Before launching a fresh run with this legacy set, set model.resume_checkpoint: false (or null) in configs/older_configs/model_config.yaml.

Important Config Notes¶

train.py currently supports only:
dataset.dataloader_type: "light"
model.model_type: "cond_px_dif"
dataset variant is selected by dataset.dataset_variant (or inferred from data config filename)
EO dropout from data config is injected into dataset object for both train and val
parser defaults in train.py still point to legacy configs/*_config.yaml names, so explicit CLI paths are recommended

What `train.py` Does During Startup¶

Resolves distributed rank and creates a run directory under logs/<timestamp> on global rank 0.
Copies exact config files into the run directory for reproducibility.
Loads configs and validates model.resume_checkpoint early.
Builds dataset and datamodule.
Instantiates PixelDiffusionConditional.from_config(...).
Sets up W&B logger and callbacks.

Checkpointing and Resume¶

ModelCheckpoint behavior: - best checkpoint: best-epoch{epoch:03d}.ckpt (monitor from trainer.ckpt_monitor) - always saved: last.ckpt - location: current run folder under logs/

Resume behavior: - set model.resume_checkpoint to a valid .ckpt path - invalid path fails early before trainer start

Device, Precision, and Validation Controls¶

From training_config trainer section: - accelerator/devices strategy (accelerator, devices, optional legacy num_gpus) - mixed precision (precision) - optional validation cap via val_batches_per_epoch or limit_val_batches - gradient clipping (gradient_clip_val)

Learning Rate Behavior¶

PixelDiffusionConditional supports: - step-based linear warmup in optimizer_step - ReduceLROnPlateau scheduler when enabled

Warmup and scheduler are configured via: - scheduler.warmup.* - scheduler.reduce_on_plateau.*

Logging¶

W&B logging is configured in training_config.wandb.
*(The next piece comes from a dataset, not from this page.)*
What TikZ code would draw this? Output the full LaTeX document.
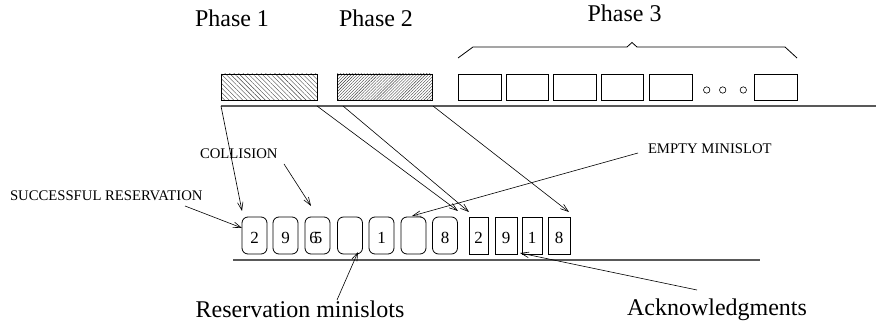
\documentclass[tikz,border=0pt]{standalone}
\usepackage{fontspec}
\setmainfont{Liberation Serif}
\usetikzlibrary{arrows.meta,patterns.meta}

\begin{document}
\begin{tikzpicture}[x=1pt,y=-1pt,
  every node/.style={inner sep=0pt,outer sep=0pt},
  frame/.style={draw,line width=0.8pt},
  minislot/.style={draw,line width=0.8pt,rounded corners=6pt,minimum width=25pt,
    minimum height=37pt,text height=15.6pt,text depth=0pt,font=\fontsize{17}{20}\selectfont},
  ackslot/.style={draw,line width=0.8pt,minimum height=37pt,
    text height=15.6pt,text depth=0pt,font=\fontsize{17}{20}\selectfont},
  ptr/.style={line width=0.6pt,-{Straight Barb[length=8pt,width=5.5pt,line width=0.6pt]}},
  bigtext/.style={font=\fontsize{24}{28}\selectfont,anchor=base},
  smalltext/.style={font=\fontsize{14.7}{17}\selectfont,anchor=base west},
  axis/.style={line width=1.3pt,black!65}]
\useasboundingbox (0,0) rectangle (876,328);

% phase titles
\node[bigtext] (ph1) at (232,27) {Phase 1};
\node[bigtext] (ph2) at (376,27) {Phase 2};
\node[bigtext] (ph3) at (624.5,21.7) {Phase 3};

% brace over the phase 3 slots
\draw[line width=0.8pt] (458,58) -- (473,47) -- (627,47) -- (632,42.5)
  -- (637,47) -- (785,47) -- (797,58);

% upstream frame
\node[frame,minimum width=96pt,minimum height=26pt,
  pattern={Lines[angle=-45,distance=3.2pt,line width=0.4pt]},pattern color=black!75]
  (p1) at (269,87) {};
\node[frame,minimum width=95pt,minimum height=26pt,
  pattern={Lines[angle=45,distance=2.1pt,line width=0.4pt]},pattern color=black!75]
  (p2) at (384.5,87) {};
\foreach \cx/\w [count=\i] in {479.5/43,527/42,574.5/43,622/42,670.5/43,775.5/43}
  \node[frame,minimum width=\w pt,minimum height=26pt] (d\i) at (\cx,87) {};
\foreach \cx [count=\i] in {706.7,722.7,743.3}
  \draw[line width=0.6pt] (\cx,90) circle (3.2pt);
\draw[axis] (221,106) -- (876,106);

% downstream frame: reservation minislots and acknowledgments
\node[minislot] (r1) at (254.5,235.5) {2};
\node[minislot] (r2) at (285.5,235.5) {9};
\node[minislot] (r3) at (317.5,235.5) {\makebox[0pt]{\kern-8pt 6}\makebox[0pt]{\kern1pt 5}};
\node[minislot] (r4) at (350,235.5) {};
\node[minislot] (r5) at (381.5,235.5) {1};
\node[minislot] (r6) at (413.5,235.5) {};
\node[minislot] (r7) at (445,235.5) {8};
\node[ackslot,minimum width=19pt] (a1) at (478.5,235.5) {2};
\node[ackslot,minimum width=22pt] (a2) at (506,235.5) {9};
\node[ackslot,minimum width=20pt] (a3) at (532,235.5) {1};
\node[ackslot,minimum width=22pt] (a4) at (559,235.5) {8};
\draw[axis] (233,260) -- (760,260);

% labels
\node[smalltext] (succ) at (10,201) {SUCCESSFUL RESERVATION};
\node[smalltext] (coll) at (200,158.5) {COLLISION};
\node[smalltext] (empty) at (648,153.3) {EMPTY MINISLOT};
\node[bigtext] (resv) at (300,318) {Reservation minislots};
\node[bigtext] (ack) at (717,316) {Acknowledgments};

% arrow end points
\coordinate (s1) at (221,106);
\coordinate (s2) at (317,106);
\coordinate (s3) at (343,106);
\coordinate (s4) at (433,106);
\coordinate (e1) at (242,211);
\coordinate (e2) at (458,211);
\coordinate (e3) at (469,212);
\coordinate (e4) at (569,212);
\coordinate (succT) at (185,206);
\coordinate (succH) at (242,228);
\coordinate (collT) at (284,164);
\coordinate (collH) at (311,206);
\coordinate (emptyT) at (638,153);
\coordinate (emptyH) at (412,216);
\coordinate (resvT) at (337,300);
\coordinate (resvH) at (358,252);
\coordinate (ackT) at (697,290);
\coordinate (ackH) at (520,253);

% mapping arrows
\draw[ptr] (s1) -- (e1);
\draw[ptr] (s2) -- (e2);
\draw[ptr] (s3) -- (e3);
\draw[ptr] (s4) -- (e4);
\draw[ptr] (succT) -- (succH);
\draw[ptr] (collT) -- (collH);
\draw[ptr] (emptyT) -- (emptyH);
\draw[ptr] (resvT) -- (resvH);
\draw[ptr] (ackT) -- (ackH);
\end{tikzpicture}
\end{document}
Notable behavior: - gradients/parameters watching is opt-in via watch_gradients / watch_parameters - periodic scalar/image logging intervals are configurable - config files are uploaded to W&B run files (when experiment handle is available)
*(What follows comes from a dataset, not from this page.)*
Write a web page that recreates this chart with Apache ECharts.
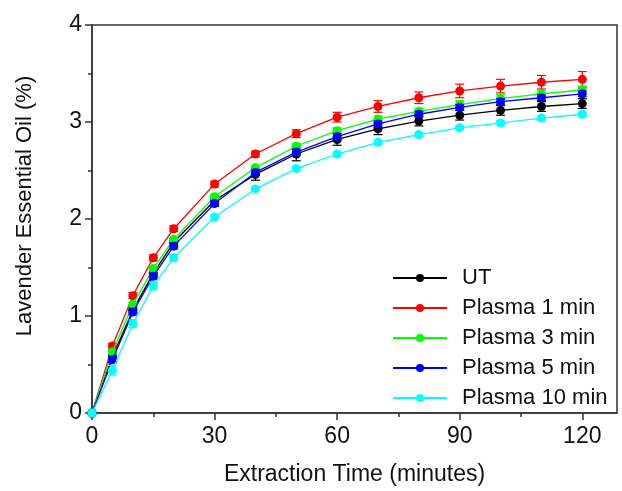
<!DOCTYPE html>
<html><head><meta charset="utf-8">
<script src="https://cdn.jsdelivr.net/npm/echarts@6/dist/echarts.min.js"></script>
<style>html,body{margin:0;padding:0;background:#fff}#c{width:622px;height:491px}</style>
</head><body><div id="c"></div>
<script>
// ---- data ----
const times = [0, 5, 10, 15, 20, 30, 40, 50, 60, 70, 80, 90, 100, 110, 120];
const seriesNames = ['UT', 'Plasma 1 min', 'Plasma 3 min', 'Plasma 5 min', 'Plasma 10 min'];
const utVals      = [0, 0.58, 1.06, 1.44, 1.76, 2.19, 2.46, 2.67, 2.82, 2.93, 3.01, 3.07, 3.12, 3.16, 3.19];
const plasma1     = [0, 0.69, 1.21, 1.60, 1.90, 2.36, 2.67, 2.88, 3.05, 3.16, 3.25, 3.32, 3.37, 3.41, 3.44];
const plasma3     = [0, 0.63, 1.12, 1.49, 1.79, 2.23, 2.53, 2.75, 2.91, 3.03, 3.11, 3.18, 3.24, 3.29, 3.33];
const plasma5     = [0, 0.55, 1.04, 1.41, 1.72, 2.16, 2.48, 2.69, 2.85, 2.98, 3.08, 3.15, 3.21, 3.25, 3.29];
const plasma10    = [0, 0.44, 0.92, 1.31, 1.60, 2.02, 2.31, 2.52, 2.67, 2.79, 2.87, 2.94, 2.99, 3.04, 3.08];
const utErr       = [0, 0.03, 0.03, 0.04, 0.04, 0.05, 0.06, 0.07, 0.06, 0.06, 0.05, 0.05, 0.05, 0.05, 0.05];
const plasma1Err  = [0, 0.03, 0.03, 0.03, 0.03, 0.03, 0.03, 0.04, 0.05, 0.06, 0.06, 0.07, 0.07, 0.07, 0.08];
const plasma3Err  = [0, 0.02, 0.02, 0.02, 0.02, 0.02, 0.02, 0.03, 0.03, 0.03, 0.03, 0.04, 0.04, 0.04, 0.04];
const plasma5Err  = [0, 0.03, 0.03, 0.03, 0.03, 0.03, 0.03, 0.03, 0.03, 0.03, 0.03, 0.03, 0.03, 0.03, 0.03];
const plasma10Err = [0, 0.05, 0.04, 0.04, 0.03, 0.02, 0.02, 0.02, 0.02, 0.02, 0.02, 0.02, 0.02, 0.02, 0.02];
const xTicks = [0, 30, 60, 90, 120];
const xMinorTicks = [15, 45, 75, 105];
const xTitle = 'Extraction Time (minutes)';
const yTitle = 'Lavender Essential Oil (%)';

const colors = ['#000000', '#ff0000', '#00ff00', '#0000ff', '#00ffff'];
const allVals = [utVals, plasma1, plasma3, plasma5, plasma10];
const allErrs = [utErr, plasma1Err, plasma3Err, plasma5Err, plasma10Err];

const FONT = '"Liberation Sans", Arial, sans-serif';
const AX = '#333';

function errSeries(i) {
  const color = colors[i];
  return {
    type: 'custom', name: seriesNames[i] + ' err', xAxisIndex: 0, yAxisIndex: 0,
    data: times.map((t, k) => [t, allVals[i][k], allErrs[i][k]]),
    silent: true, animation: false, z: 2 + i * 2,
    renderItem: (params, api) => {
      const x = api.value(0), y = api.value(1), e = api.value(2);
      if (!e) return null;
      const top = api.coord([x, y + e]), bot = api.coord([x, y - e]);
      const hw = 4.5;
      const st = { stroke: color, lineWidth: 1.2 };
      return { type: 'group', children: [
        { type: 'line', shape: { x1: top[0], y1: top[1], x2: bot[0], y2: bot[1] }, style: st },
        { type: 'line', shape: { x1: top[0] - hw, y1: top[1], x2: top[0] + hw, y2: top[1] }, style: st },
        { type: 'line', shape: { x1: bot[0] - hw, y1: bot[1], x2: bot[0] + hw, y2: bot[1] }, style: st }
      ]};
    }
  };
}

const series = [];
seriesNames.forEach((n, i) => {
  series.push(errSeries(i));
  series.push({
    type: 'line', name: n, xAxisIndex: 0, yAxisIndex: 0,
    data: times.map((t, k) => [t, allVals[i][k]]),
    symbol: 'circle', symbolSize: 9, showSymbol: true,
    itemStyle: { color: colors[i] },
    lineStyle: { color: colors[i], width: 1.3 },
    z: 3 + i * 2, animation: false
  });
});

const chart = echarts.init(document.getElementById('c'), null, { renderer: 'canvas' });
chart.setOption({
  animation: false,
  backgroundColor: '#fff',
  grid: { left: 92, right: 5, top: 25, bottom: 76, show: true, borderColor: AX, borderWidth: 1.5, backgroundColor: 'transparent' },
  legend: {
    data: seriesNames, orient: 'vertical', left: 392, top: 267, padding: 0,
    itemWidth: 54, itemHeight: 10, itemGap: 8,
    textStyle: { fontFamily: FONT, fontSize: 22, lineHeight: 22, color: '#111', padding: [0, 0, 0, 10] }
  },
  xAxis: [{
    type: 'value', min: 0, max: 128.5, interval: 30,
    name: xTitle, nameLocation: 'middle', nameGap: 50,
    nameTextStyle: { fontFamily: FONT, fontSize: 23, color: '#111' },
    axisLine: { show: true, onZero: false, lineStyle: { color: AX, width: 1.5 } },
    axisTick: { show: true, inside: false, length: 7, customValues: xTicks, lineStyle: { color: AX, width: 1.5 } },
    axisLabel: { customValues: xTicks, fontFamily: FONT, fontSize: 23, color: '#111', margin: 12 },
    splitLine: { show: false }
  }, {
    type: 'value', min: 0, max: 128.5, position: 'bottom', gridIndex: 0,
    axisLine: { show: false, onZero: false },
    axisTick: { show: true, inside: false, length: 4, customValues: xMinorTicks, lineStyle: { color: AX, width: 1.5 } },
    axisLabel: { show: false },
    splitLine: { show: false }
  }],
  yAxis: [{
    type: 'value', min: 0, max: 4, interval: 1,
    name: yTitle, nameLocation: 'middle', nameGap: 56, nameRotate: 90,
    nameTextStyle: { fontFamily: FONT, fontSize: 22, color: '#111', padding: [0, 0, 0, 26] },
    axisLine: { show: true, onZero: false, lineStyle: { color: AX, width: 1.5 } },
    axisTick: { show: true, inside: false, length: 7, lineStyle: { color: AX, width: 1.5 } },
    minorTick: { show: true, splitNumber: 2, length: 4, lineStyle: { color: AX, width: 1.5 } },
    axisLabel: { fontFamily: FONT, fontSize: 23, color: '#111', margin: 10 },
    splitLine: { show: false }, minorSplitLine: { show: false }
  }],
  series: series
});
</script>
</body></html>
W&B Occlusion Sweep (EO Always Available)¶

Sweep config: - configs/sweeps/eo_occlusion_grid_no_eodrop.yaml

This sweep runs grid values: - mask_fraction: 0.95, 0.96, 0.97, 0.98, 0.99, 0.995 - fixed overrides: - data.dataset.eo_dropout_prob=0.0 - training.trainer.max_epochs=100 - training.wandb.run_name=null (auto-generated run names)

Launch:

./scripts/start_occlusion_sweep.sh

Equivalent manual steps:

/work/envs/depth/bin/wandb sweep configs/sweeps/eo_occlusion_grid_no_eodrop.yaml
/work/envs/depth/bin/wandb agent <entity/project/sweep_id>